Lignin is an underutilized natural resource that could be just what the airline industry needs to curb carbon emissions.
Researchers at three institutions – the U.S. Department of Energy’s National Renewable Energy Laboratory (NREL), the Massachusetts Institute of Technology (MIT), and Washington State University – report success in using lignin as a path toward a drop-in 100% sustainable aviation fuel.
The newly published research demonstrated a process the researchers developed to remove the oxygen from lignin, such that the resulting hydrocarbons could be used as a bio jet fuel blendstock.
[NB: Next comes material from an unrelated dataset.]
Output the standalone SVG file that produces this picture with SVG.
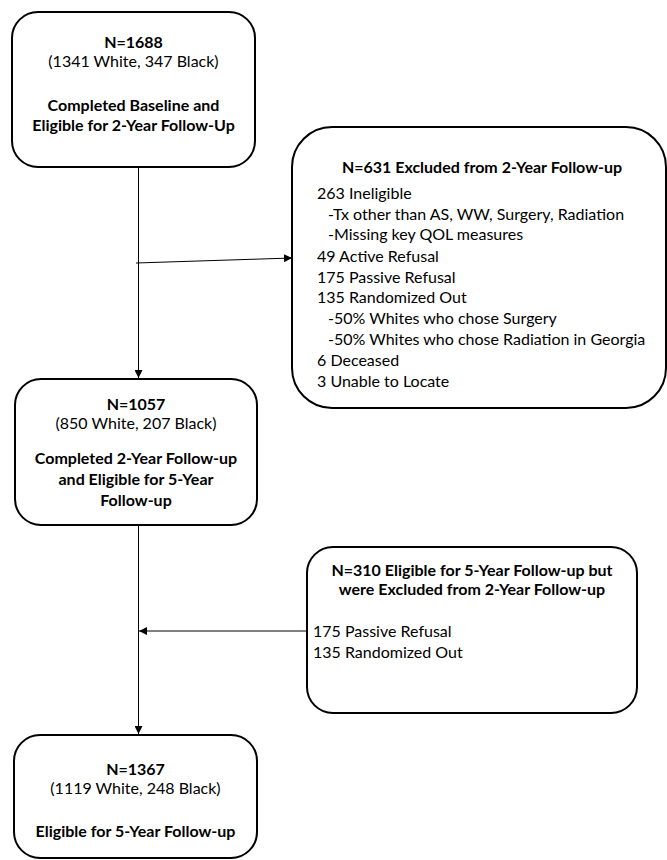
<svg xmlns="http://www.w3.org/2000/svg" width="667" height="860" viewBox="0 0 667 860">
<defs>
<marker id="ah" viewBox="0 0 10 10" refX="10" refY="5" markerWidth="8" markerHeight="8" markerUnits="userSpaceOnUse" orient="auto">
<path d="M0,0 L10,5 L0,10 z" fill="#000"/>
</marker>
<style>
.box{fill:#fff;stroke:#000;stroke-width:2}
.t{font-family:Lato,"Liberation Sans",sans-serif;font-size:16px;fill:#000}
.b{font-weight:bold}
.c{text-anchor:middle}
.ln{stroke:#000;stroke-width:1;fill:none}
</style>
</defs>
<rect width="667" height="860" fill="#fff"/>
<g id="connectors">
<line class="ln" x1="138.5" y1="167" x2="138.5" y2="378" marker-end="url(#ah)"/>
<line class="ln" x1="136" y1="263" x2="292" y2="258" marker-end="url(#ah)"/>
<line class="ln" x1="138.5" y1="525" x2="138.5" y2="734" marker-end="url(#ah)"/>
<line class="ln" x1="307" y1="631" x2="139" y2="631" marker-end="url(#ah)"/>
</g>
<g id="n1688">
<rect class="box" x="12" y="12" width="243" height="155" rx="26"/>
<text class="t b c" x="133.5" y="48">N=1688</text>
<text class="t c" x="133.5" y="67">(1341 White, 347 Black)</text>
<text class="t b c" x="133.5" y="111">Completed Baseline and</text>
<text class="t b c" x="133.5" y="131">Eligible for 2-Year Follow-Up</text>
</g>
<g id="n631">
<rect class="box" x="292" y="127" width="374" height="281" rx="40"/>
<text class="t b c" x="482" y="173">N=631 Excluded from 2-Year Follow-up</text>
<text class="t" x="317" y="199">263 Ineligible</text>
<text class="t" x="328" y="220">-Tx other than AS, WW, Surgery, Radiation</text>
<text class="t" x="328" y="240">-Missing key QOL measures</text>
<text class="t" x="317" y="262">49 Active Refusal</text>
<text class="t" x="317" y="283">175 Passive Refusal</text>
<text class="t" x="317" y="303">135 Randomized Out</text>
<text class="t" x="328" y="324">-50% Whites who chose Surgery</text>
<text class="t" x="328" y="345">-50% Whites who chose Radiation in Georgia</text>
<text class="t" x="317" y="366">6 Deceased</text>
<text class="t" x="317" y="387">3 Unable to Locate</text>
</g>
<g id="n1057">
<rect class="box" x="15" y="379" width="242" height="146" rx="26"/>
<text class="t b c" x="136" y="410">N=1057</text>
<text class="t c" x="136" y="429">(850 White, 207 Black)</text>
<text class="t b c" x="136" y="464">Completed 2-Year Follow-up</text>
<text class="t b c" x="136" y="485">and Eligible for 5-Year</text>
<text class="t b c" x="136" y="506">Follow-up</text>
</g>
<g id="n310">
<rect class="box" x="307" y="547" width="330" height="166" rx="26"/>
<text class="t b c" x="472" y="576">N=310 Eligible for 5-Year Follow-up but</text>
<text class="t b c" x="472" y="595">were Excluded from 2-Year Follow-up</text>
<text class="t" x="313" y="637">175 Passive Refusal</text>
<text class="t" x="313" y="658">135 Randomized Out</text>
</g>
<g id="n1367">
<rect class="box" x="14" y="735" width="243" height="123" rx="26"/>
<text class="t b c" x="135.5" y="775">N=1367</text>
<text class="t c" x="135.5" y="794">(1119 White, 248 Black)</text>
<text class="t b c" x="135.5" y="837">Eligible for 5-Year Follow-up</text>
</g>
</svg>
The research paper, “Continuous Hydrodeoxygenation of Lignin to Jet-Range Aromatic Hydrocarbons,” has been published in the journal Joule.
Gregg Beckham, Ana Morais, and Earl Christensen are the researchers involved from NREL.
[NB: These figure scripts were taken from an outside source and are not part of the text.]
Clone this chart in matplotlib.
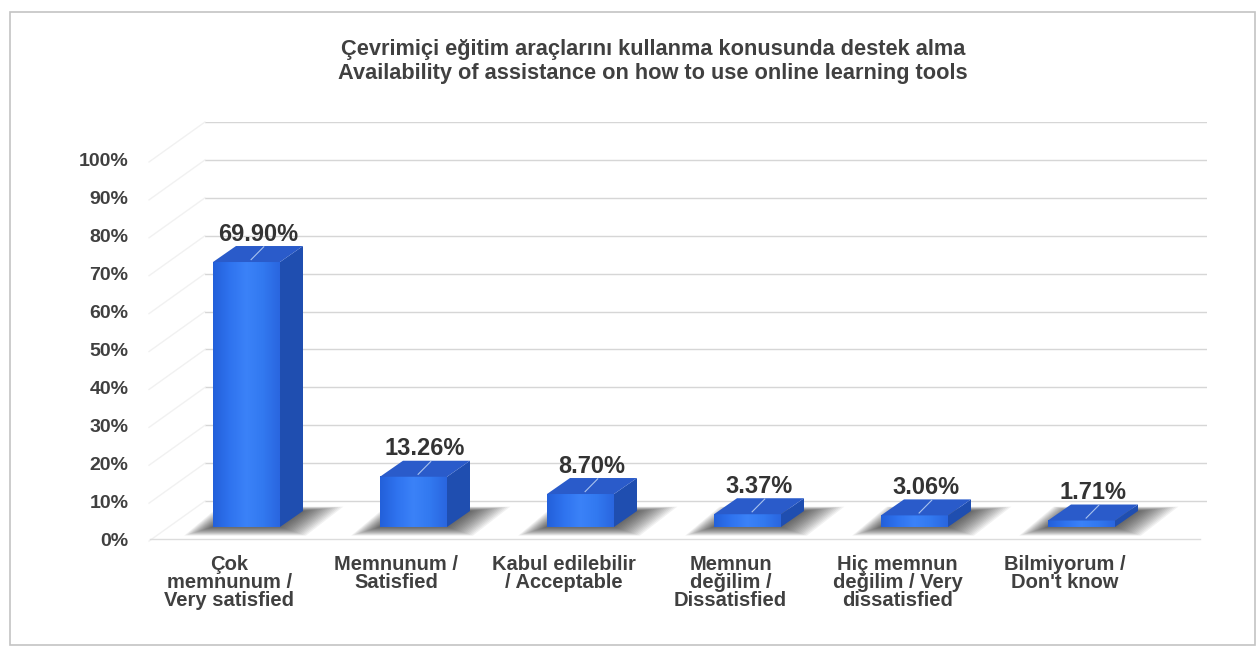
import numpy as np
import matplotlib
matplotlib.use('Agg')
import matplotlib.pyplot as plt
from matplotlib.patches import Polygon, Rectangle
from matplotlib.transforms import ScaledTranslation
from matplotlib.colors import LinearSegmentedColormap

plt.rcParams['font.family'] = ['Liberation Sans', 'DejaVu Sans']

title_tr = 'Çevrimiçi eğitim araçlarını kullanma konusunda destek alma'
title_en = 'Availability of assistance on how to use online learning tools'

categories = ['Çok\nmemnunum /\nVery satisfied',
              'Memnunum /\nSatisfied',
              'Kabul edilebilir\n/ Acceptable',
              'Memnun\ndeğilim /\nDissatisfied',
              'Hiç memnun\ndeğilim / Very\ndissatisfied',
              'Bilmiyorum /\nDon\'t know']
values = [69.90, 13.26, 8.70, 3.37, 3.06, 1.71]
yticks = [0, 10, 20, 30, 40, 50, 60, 70, 80, 90, 100]

W, H, DPI = 1260, 652, 100
PX_X = 167.0          # pixels per category step
PX_Y = 417.0 / 110    # pixels per percent
BAR_W = 67 / PX_X
DX = 23 / PX_X        # depth of the 3d box
DY = 16 / PX_Y
TXT = '#404040'

fig = plt.figure(figsize=(W / DPI, H / DPI), dpi=DPI)
ax = fig.add_axes([205 / W, 113 / H, 1002 / W, 417 / H])
x_lo = -41.5 / PX_X
x_hi = (1207 - 246.5) / PX_X
for s in ax.spines.values():
    s.set_visible(False)
ax.set_xticks([])
ax.set_yticks(yticks)
ax.set_yticklabels([f'{t}%' for t in yticks], fontsize=14, fontweight='bold', color=TXT)
ax.tick_params(axis='y', length=0, pad=55)

# back wall grid + faint side wall lines
for v in range(10, 111, 10):
    ax.axhline(v, color='#d6d6d6', lw=1, zorder=0)
    ax.plot([x_lo, x_lo - 56 / PX_X], [v, v - 40 / PX_Y], color='#f1f1f1', lw=1,
            clip_on=False, zorder=0)
ax.plot([x_lo - 55 / PX_X, (1200 - 246.5) / PX_X], [0, 0], color='#dcdcdc', lw=1,
        clip_on=False, zorder=0)

# the boxes sit a little in front of (above) the back-wall zero line
bar_tr = ax.transData + ScaledTranslation(0, 12 / DPI, fig.dpi_scale_trans)
lab_tr = ax.transData + ScaledTranslation(0, 40 / DPI, fig.dpi_scale_trans)
cat_tr = ax.transData + ScaledTranslation(-17 / DPI, -16 / DPI, fig.dpi_scale_trans)

front_cmap = LinearSegmentedColormap.from_list(
    'front', ['#2360da', '#2f73ef', '#3b82f8', '#3279f0', '#2a66e0'])
grad = np.linspace(0, 1, 64)[None, :]

for i, v in enumerate(values):
    x0, x1 = i - BAR_W / 2, i + BAR_W / 2

    # soft shadow on the floor
    for k in range(16):
        e = (16 - k) * 1.8
        ex, ey = e / PX_X, e / PX_Y
        shadow = Polygon([(x0 - ex * 1.0, -ey * 0.3), (x1 + ex * 0.9, -ey * 0.3),
                          (x1 + DX + ex * 1.4, DY + ey * 0.15),
                          (x0 + DX - ex * 0.6, DY + ey * 0.15)],
                         closed=True, fc='#1a1a1a', ec='none', alpha=0.06,
                         transform=bar_tr, zorder=2, clip_on=False)
        ax.add_patch(shadow)

    ax.imshow(grad, cmap=front_cmap, extent=(x0, x1, 0, v), aspect='auto',
              transform=bar_tr, zorder=4, interpolation='bilinear', clip_on=False)
    side = Polygon([(x1, 0), (x1 + DX, DY), (x1 + DX, v + DY), (x1, v)],
                   closed=True, fc='#1f4eb0', ec='none', transform=bar_tr, zorder=4,
                   clip_on=False)
    top = Polygon([(x0, v), (x1, v), (x1 + DX, v + DY), (x0 + DX, v + DY)],
                  closed=True, fc='#2a5bca', ec='none', transform=bar_tr, zorder=4,
                  clip_on=False)
    ax.add_patch(side)
    ax.add_patch(top)

    # leader line from the label into the top face
    ax.plot([i + DX * 0.2, i + DX * 0.75], [v + DY * 0.15, v + DY * 0.95],
            color='#a9c3ee', lw=0.8, transform=bar_tr, zorder=5, clip_on=False)

    ax.text(i + DX / 2, v, f'{v:.2f}%', transform=lab_tr, ha='center', va='center',
            fontsize=17, fontweight='bold', color='#333333', zorder=6)

    ax.text(i, 0, categories[i], transform=cat_tr, ha='center', va='top',
            fontsize=14.5, fontweight='bold', color=TXT, linespacing=0.93)

ax.set_xlim(x_lo, x_hi)
ax.set_ylim(0, 110)

fig.text(653 / W, 1 - 49 / H, title_tr, ha='center', va='center',
         fontsize=15.7, fontweight='bold', color=TXT)
fig.text(653 / W, 1 - 73 / H, title_en, ha='center', va='center',
         fontsize=15.7, fontweight='bold', color=TXT)

fig.patches.append(Rectangle((10 / W, 7 / H), 1245 / W, 633 / H, transform=fig.transFigure,
                             fill=False, ec='#c4c4c4', lw=1.2))

fig.savefig('out.png', dpi=DPI)
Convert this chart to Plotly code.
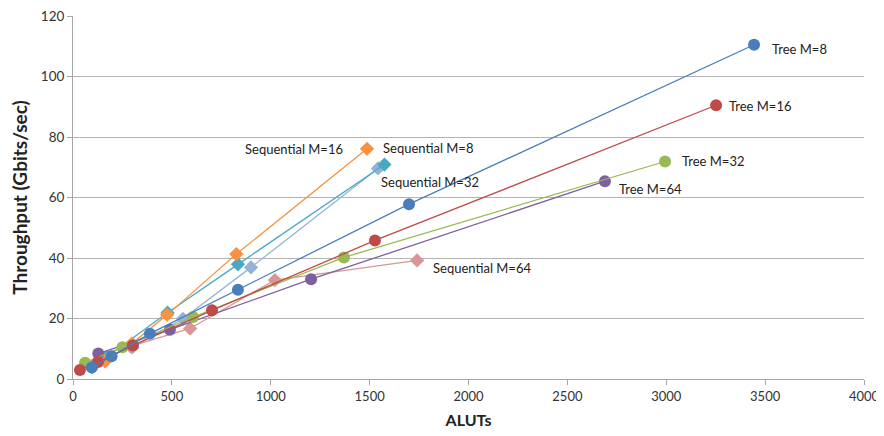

Three containers with a powdery substance in one and liquid in the others. Containers are of poplar biomass (left), the extracted lignin oil, and the resulting sustainable aviation fuel. Image Credit: National Renewable Energy Laboratory. Click the press release link for the largest view.
The paper points to the need to use sustainable sources for jet fuel as the airline industry has pledged to dramatically reduce carbon emissions. Airlines consumed 106 billion gallons of jet fuel globally in 2019, and that number is expected to more than double by 2050. Accomplishing the industry’s goal of achieving net carbon neutrality during that same period will require a massive deployment of sustainable aviation fuel (SAF) with high blend limits with conventional fuel.
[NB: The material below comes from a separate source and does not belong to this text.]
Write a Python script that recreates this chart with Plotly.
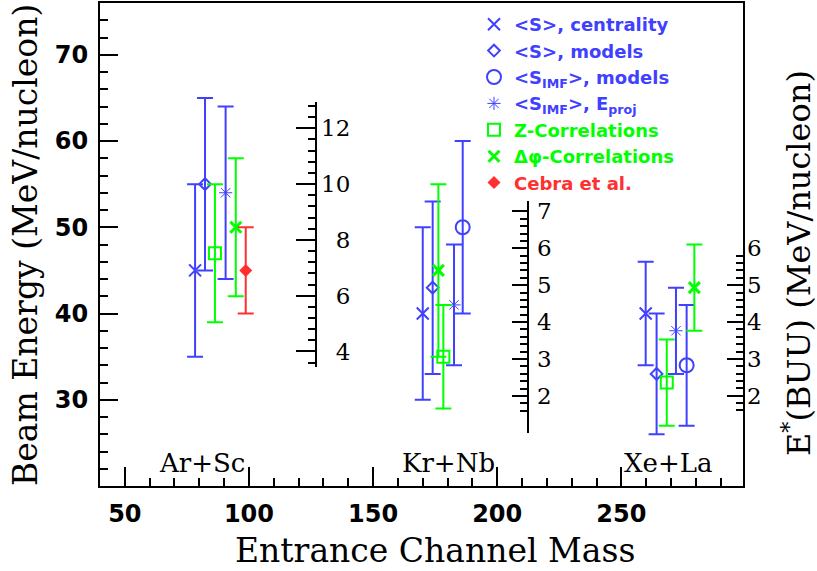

Jet fuel is a blended mixture of different hydrocarbon molecules, including aromatics and cycloalkanes. Current commercialized technologies do not produce those components to qualify for a 100% SAF. Instead, SAF blendstocks are combined with conventional hydrocarbon fuels. As the largest source of renewable aromatics in nature, lignin could hold the answer to achieving a complete bio-based jet fuel. This newly published work illustrates the ability of a lignin pathway to complement existing and other developing pathways. Specifically, the lignin pathway described in this new work allows the SAF to have fuel system compatibility at higher blend ratios.
Because of its processing recalcitrance, lignin is typically burned for heat and power or used only in low-value applications. Previous research has yielded lignin oils with high oxygen contents ranging from 27% to 34%, but to be used as a jet fuel that amount must be reduced to less than half-percent.
Other processes have been tried to reduce the oxygen content, but the catalysts involved require expensive noble metals and proved to be low yielding. Researchers at the trio of institutions demonstrated an efficient method that used earth-abundant molybdenum carbide as the catalyst in a continuous process, achieving an oxygen content of about 1%.
It would be quite something if lignin could be used in a high value product. As noted, the material is really hard to breakdown. Yet once broken down, is it a small goldmine, so to speak. There is also a lot of it to be made available. That makes this research so important.
Lets hope the research can find some scale up interest. There is a definitive need to find a product field lignin is competitive in.